- _GIVEN PROBLEM_
Find each line with "this" and copy it.

- _RECORDS TO USE_
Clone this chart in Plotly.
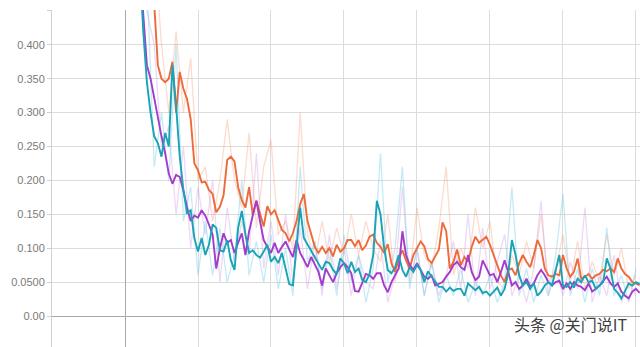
==
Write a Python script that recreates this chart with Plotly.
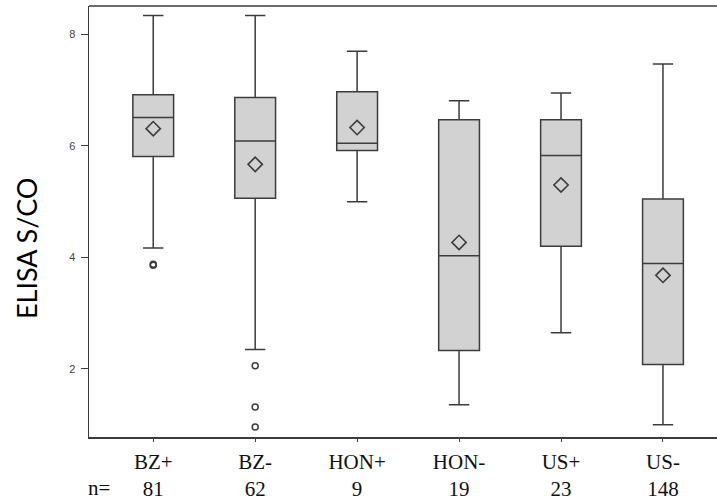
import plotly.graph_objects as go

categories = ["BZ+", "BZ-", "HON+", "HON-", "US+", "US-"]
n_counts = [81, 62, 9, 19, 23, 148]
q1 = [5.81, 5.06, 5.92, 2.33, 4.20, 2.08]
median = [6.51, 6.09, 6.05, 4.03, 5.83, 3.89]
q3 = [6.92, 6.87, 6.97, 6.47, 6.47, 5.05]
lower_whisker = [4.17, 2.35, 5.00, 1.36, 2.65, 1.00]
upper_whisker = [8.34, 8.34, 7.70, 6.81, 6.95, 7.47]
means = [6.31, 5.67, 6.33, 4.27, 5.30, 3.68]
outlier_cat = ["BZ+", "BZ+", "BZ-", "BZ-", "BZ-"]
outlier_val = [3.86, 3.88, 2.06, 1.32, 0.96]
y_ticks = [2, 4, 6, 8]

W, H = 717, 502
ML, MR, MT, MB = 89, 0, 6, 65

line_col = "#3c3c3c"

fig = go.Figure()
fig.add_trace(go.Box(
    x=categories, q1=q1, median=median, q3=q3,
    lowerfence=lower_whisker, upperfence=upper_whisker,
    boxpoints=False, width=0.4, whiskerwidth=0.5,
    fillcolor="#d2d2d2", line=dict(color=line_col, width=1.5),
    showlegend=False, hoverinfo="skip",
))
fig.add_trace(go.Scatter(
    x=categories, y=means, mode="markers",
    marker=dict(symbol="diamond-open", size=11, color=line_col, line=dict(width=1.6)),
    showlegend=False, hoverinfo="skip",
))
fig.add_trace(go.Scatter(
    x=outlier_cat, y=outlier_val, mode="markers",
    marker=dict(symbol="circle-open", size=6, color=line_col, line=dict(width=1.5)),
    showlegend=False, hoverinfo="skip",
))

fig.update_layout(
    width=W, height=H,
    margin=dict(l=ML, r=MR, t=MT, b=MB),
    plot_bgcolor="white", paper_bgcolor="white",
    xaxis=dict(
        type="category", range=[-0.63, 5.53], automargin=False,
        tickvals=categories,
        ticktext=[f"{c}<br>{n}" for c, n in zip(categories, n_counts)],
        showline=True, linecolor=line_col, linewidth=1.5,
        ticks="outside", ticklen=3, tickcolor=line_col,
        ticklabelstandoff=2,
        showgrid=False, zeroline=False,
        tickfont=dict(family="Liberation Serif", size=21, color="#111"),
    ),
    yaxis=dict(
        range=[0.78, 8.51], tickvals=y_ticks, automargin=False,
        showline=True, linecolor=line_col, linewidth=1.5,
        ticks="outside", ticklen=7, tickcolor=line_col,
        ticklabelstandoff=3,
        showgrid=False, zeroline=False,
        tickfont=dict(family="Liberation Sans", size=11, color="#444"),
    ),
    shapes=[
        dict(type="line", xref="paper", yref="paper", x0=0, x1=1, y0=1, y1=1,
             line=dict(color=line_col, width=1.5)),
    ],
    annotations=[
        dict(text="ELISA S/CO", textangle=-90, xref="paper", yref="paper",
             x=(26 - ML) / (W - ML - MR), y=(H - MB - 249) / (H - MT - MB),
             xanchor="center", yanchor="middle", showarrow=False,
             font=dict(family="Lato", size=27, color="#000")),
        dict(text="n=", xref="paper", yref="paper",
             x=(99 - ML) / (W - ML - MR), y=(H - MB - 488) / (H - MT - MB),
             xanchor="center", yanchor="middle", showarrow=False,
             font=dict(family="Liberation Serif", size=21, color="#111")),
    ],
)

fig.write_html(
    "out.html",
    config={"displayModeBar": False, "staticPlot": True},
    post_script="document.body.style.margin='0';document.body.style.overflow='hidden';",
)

- _SOLVED EXERCISE_
Clone this chart in Plotly.
Write a Python script that recreates this chart with Plotly.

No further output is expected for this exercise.